SET PROBLEM
Print exactly the lines from the first one down to the line that contains "483, 467, 457];", both included, and skip the pictures.

:::

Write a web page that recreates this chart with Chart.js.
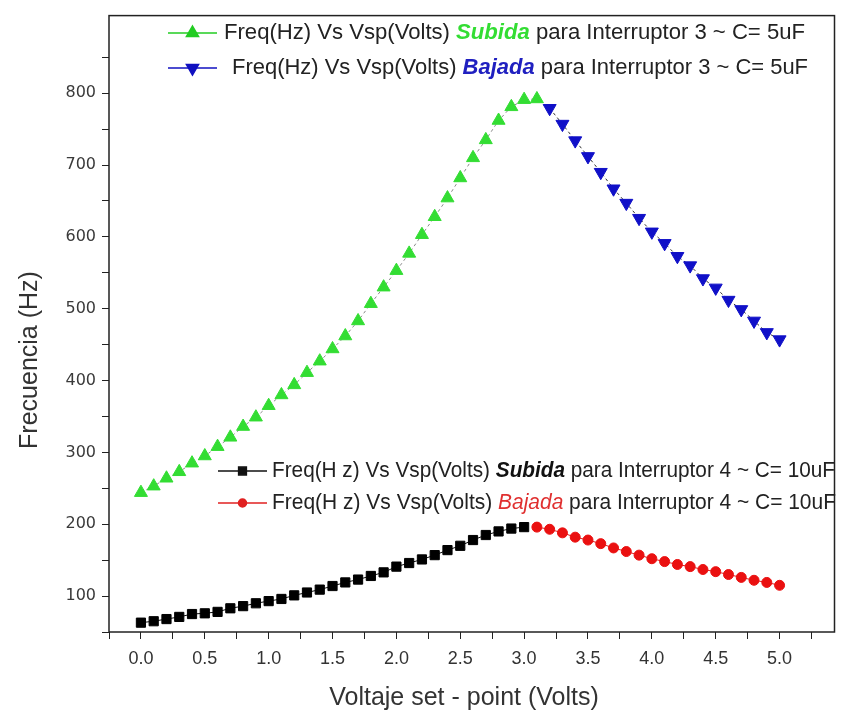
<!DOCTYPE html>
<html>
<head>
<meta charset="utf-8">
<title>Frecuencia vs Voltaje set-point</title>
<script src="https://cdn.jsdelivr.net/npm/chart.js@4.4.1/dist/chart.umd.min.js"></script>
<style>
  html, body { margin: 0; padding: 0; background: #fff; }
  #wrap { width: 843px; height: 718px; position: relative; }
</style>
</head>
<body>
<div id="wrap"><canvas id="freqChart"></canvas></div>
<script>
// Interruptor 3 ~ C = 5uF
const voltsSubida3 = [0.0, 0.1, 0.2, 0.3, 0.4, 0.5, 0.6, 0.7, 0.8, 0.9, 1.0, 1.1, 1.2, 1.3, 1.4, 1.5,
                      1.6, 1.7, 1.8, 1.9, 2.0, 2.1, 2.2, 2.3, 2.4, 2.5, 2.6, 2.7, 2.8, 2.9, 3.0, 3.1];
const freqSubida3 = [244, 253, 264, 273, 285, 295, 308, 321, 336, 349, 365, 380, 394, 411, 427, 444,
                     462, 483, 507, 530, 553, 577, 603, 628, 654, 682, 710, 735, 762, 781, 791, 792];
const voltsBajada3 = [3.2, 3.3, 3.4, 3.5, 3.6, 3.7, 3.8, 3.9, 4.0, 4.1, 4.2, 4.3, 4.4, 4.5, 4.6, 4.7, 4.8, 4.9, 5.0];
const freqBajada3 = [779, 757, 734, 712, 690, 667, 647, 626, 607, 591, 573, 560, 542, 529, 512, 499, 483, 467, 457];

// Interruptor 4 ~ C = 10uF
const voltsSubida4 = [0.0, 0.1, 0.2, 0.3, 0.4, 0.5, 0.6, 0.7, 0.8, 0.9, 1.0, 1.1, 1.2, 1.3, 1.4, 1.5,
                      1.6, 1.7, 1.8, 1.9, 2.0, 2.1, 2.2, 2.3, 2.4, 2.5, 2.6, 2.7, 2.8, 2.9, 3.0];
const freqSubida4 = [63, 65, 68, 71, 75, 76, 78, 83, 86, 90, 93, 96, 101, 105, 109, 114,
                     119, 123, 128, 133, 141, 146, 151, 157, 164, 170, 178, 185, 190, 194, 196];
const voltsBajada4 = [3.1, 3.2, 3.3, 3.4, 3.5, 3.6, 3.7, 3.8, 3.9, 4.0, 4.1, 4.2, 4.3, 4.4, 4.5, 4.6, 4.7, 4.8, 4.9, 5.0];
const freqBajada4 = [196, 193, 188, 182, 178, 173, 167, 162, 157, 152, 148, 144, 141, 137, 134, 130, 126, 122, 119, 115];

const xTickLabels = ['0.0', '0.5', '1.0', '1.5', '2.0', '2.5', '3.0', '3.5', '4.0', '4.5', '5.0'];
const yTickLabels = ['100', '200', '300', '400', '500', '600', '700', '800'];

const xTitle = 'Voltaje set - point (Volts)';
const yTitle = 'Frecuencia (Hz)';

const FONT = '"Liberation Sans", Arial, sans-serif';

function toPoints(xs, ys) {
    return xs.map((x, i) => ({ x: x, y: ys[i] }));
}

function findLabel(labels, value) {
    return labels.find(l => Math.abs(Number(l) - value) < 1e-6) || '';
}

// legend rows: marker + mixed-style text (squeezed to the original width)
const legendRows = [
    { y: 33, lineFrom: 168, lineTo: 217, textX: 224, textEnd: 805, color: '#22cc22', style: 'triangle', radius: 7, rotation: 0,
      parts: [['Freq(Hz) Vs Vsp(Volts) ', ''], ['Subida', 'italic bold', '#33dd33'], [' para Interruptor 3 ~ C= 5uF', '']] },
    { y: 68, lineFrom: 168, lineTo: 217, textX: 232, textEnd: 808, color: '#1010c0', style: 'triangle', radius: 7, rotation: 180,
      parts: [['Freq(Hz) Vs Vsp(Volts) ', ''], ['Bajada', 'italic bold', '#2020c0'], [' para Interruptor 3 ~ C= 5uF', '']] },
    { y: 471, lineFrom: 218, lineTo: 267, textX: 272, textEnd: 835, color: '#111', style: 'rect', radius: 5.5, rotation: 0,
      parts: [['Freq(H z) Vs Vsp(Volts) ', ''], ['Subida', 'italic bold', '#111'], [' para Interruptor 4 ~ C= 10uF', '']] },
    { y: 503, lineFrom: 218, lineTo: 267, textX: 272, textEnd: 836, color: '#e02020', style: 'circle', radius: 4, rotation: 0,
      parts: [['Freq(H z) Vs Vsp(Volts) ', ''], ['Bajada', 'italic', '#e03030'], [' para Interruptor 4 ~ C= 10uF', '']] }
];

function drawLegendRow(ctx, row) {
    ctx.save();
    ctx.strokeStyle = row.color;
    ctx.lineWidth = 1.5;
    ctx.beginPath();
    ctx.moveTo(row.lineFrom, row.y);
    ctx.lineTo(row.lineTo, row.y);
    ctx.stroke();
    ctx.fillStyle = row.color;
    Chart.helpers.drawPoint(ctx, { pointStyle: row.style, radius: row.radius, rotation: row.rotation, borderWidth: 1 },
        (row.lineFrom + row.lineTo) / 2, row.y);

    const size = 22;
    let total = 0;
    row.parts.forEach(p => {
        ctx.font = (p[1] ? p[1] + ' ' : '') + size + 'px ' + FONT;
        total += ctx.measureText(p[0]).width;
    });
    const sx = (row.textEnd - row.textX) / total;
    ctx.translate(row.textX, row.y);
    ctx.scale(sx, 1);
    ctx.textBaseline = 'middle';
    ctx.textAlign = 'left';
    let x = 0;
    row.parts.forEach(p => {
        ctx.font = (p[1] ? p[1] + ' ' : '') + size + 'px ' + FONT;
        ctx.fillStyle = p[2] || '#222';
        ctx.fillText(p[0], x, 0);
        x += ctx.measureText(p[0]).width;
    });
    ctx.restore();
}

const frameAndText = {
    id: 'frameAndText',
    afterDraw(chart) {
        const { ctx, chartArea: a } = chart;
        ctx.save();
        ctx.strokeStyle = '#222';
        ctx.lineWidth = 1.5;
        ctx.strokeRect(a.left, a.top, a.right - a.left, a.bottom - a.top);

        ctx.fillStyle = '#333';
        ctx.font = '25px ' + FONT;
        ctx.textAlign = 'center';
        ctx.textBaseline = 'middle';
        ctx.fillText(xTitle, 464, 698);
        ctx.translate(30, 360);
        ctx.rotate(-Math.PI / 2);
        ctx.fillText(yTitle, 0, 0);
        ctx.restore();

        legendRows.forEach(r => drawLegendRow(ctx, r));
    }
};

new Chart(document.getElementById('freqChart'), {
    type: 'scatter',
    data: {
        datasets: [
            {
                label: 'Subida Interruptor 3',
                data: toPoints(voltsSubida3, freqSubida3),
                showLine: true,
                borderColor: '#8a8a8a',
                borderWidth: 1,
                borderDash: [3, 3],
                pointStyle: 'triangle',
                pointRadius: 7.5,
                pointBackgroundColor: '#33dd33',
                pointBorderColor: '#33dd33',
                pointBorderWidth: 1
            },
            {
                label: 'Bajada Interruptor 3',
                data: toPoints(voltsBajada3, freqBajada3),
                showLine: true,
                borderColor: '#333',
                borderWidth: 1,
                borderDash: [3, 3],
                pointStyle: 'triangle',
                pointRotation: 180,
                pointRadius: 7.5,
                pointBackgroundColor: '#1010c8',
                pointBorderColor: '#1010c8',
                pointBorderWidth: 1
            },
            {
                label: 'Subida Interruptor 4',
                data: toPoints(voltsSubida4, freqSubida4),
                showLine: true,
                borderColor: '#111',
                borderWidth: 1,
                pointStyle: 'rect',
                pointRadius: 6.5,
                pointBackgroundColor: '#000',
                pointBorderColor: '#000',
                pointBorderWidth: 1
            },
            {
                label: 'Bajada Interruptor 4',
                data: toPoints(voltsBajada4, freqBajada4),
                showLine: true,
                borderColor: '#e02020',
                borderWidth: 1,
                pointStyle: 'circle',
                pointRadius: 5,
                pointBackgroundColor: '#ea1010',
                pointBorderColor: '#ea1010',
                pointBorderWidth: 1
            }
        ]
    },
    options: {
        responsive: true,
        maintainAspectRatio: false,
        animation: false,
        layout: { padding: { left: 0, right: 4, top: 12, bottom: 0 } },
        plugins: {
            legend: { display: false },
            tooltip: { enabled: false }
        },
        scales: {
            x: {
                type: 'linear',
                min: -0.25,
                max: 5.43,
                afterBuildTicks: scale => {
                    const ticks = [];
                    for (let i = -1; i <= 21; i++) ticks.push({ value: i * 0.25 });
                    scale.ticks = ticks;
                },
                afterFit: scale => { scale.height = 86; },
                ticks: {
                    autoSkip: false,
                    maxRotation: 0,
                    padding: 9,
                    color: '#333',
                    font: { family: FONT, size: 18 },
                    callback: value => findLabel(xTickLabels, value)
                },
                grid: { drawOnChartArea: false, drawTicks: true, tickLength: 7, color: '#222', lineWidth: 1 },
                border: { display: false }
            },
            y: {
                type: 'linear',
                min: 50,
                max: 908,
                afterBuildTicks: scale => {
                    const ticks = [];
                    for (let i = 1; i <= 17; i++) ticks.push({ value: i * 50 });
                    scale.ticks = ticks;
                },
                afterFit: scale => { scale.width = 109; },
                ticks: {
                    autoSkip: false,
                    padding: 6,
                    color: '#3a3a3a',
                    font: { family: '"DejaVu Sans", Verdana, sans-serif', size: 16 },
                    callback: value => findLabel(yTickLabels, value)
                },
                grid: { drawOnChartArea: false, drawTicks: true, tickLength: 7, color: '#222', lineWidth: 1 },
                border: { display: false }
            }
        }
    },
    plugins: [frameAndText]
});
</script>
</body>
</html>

:::

EXERCISE ANSWER
Write a web page that recreates this chart with Chart.js.
<!DOCTYPE html>
<html>
<head>
<meta charset="utf-8">
<title>Frecuencia vs Voltaje set-point</title>
<script src="https://cdn.jsdelivr.net/npm/chart.js@4.4.1/dist/chart.umd.min.js"></script>
<style>
  html, body { margin: 0; padding: 0; background: #fff; }
  #wrap { width: 843px; height: 718px; position: relative; }
</style>
</head>
<body>
<div id="wrap"><canvas id="freqChart"></canvas></div>
<script>
// Interruptor 3 ~ C = 5uF
const voltsSubida3 = [0.0, 0.1, 0.2, 0.3, 0.4, 0.5, 0.6, 0.7, 0.8, 0.9, 1.0, 1.1, 1.2, 1.3, 1.4, 1.5,
                      1.6, 1.7, 1.8, 1.9, 2.0, 2.1, 2.2, 2.3, 2.4, 2.5, 2.6, 2.7, 2.8, 2.9, 3.0, 3.1];
const freqSubida3 = [244, 253, 264, 273, 285, 295, 308, 321, 336, 349, 365, 380, 394, 411, 427, 444,
                     462, 483, 507, 530, 553, 577, 603, 628, 654, 682, 710, 735, 762, 781, 791, 792];
const voltsBajada3 = [3.2, 3.3, 3.4, 3.5, 3.6, 3.7, 3.8, 3.9, 4.0, 4.1, 4.2, 4.3, 4.4, 4.5, 4.6, 4.7, 4.8, 4.9, 5.0];
const freqBajada3 = [779, 757, 734, 712, 690, 667, 647, 626, 607, 591, 573, 560, 542, 529, 512, 499, 483, 467, 457];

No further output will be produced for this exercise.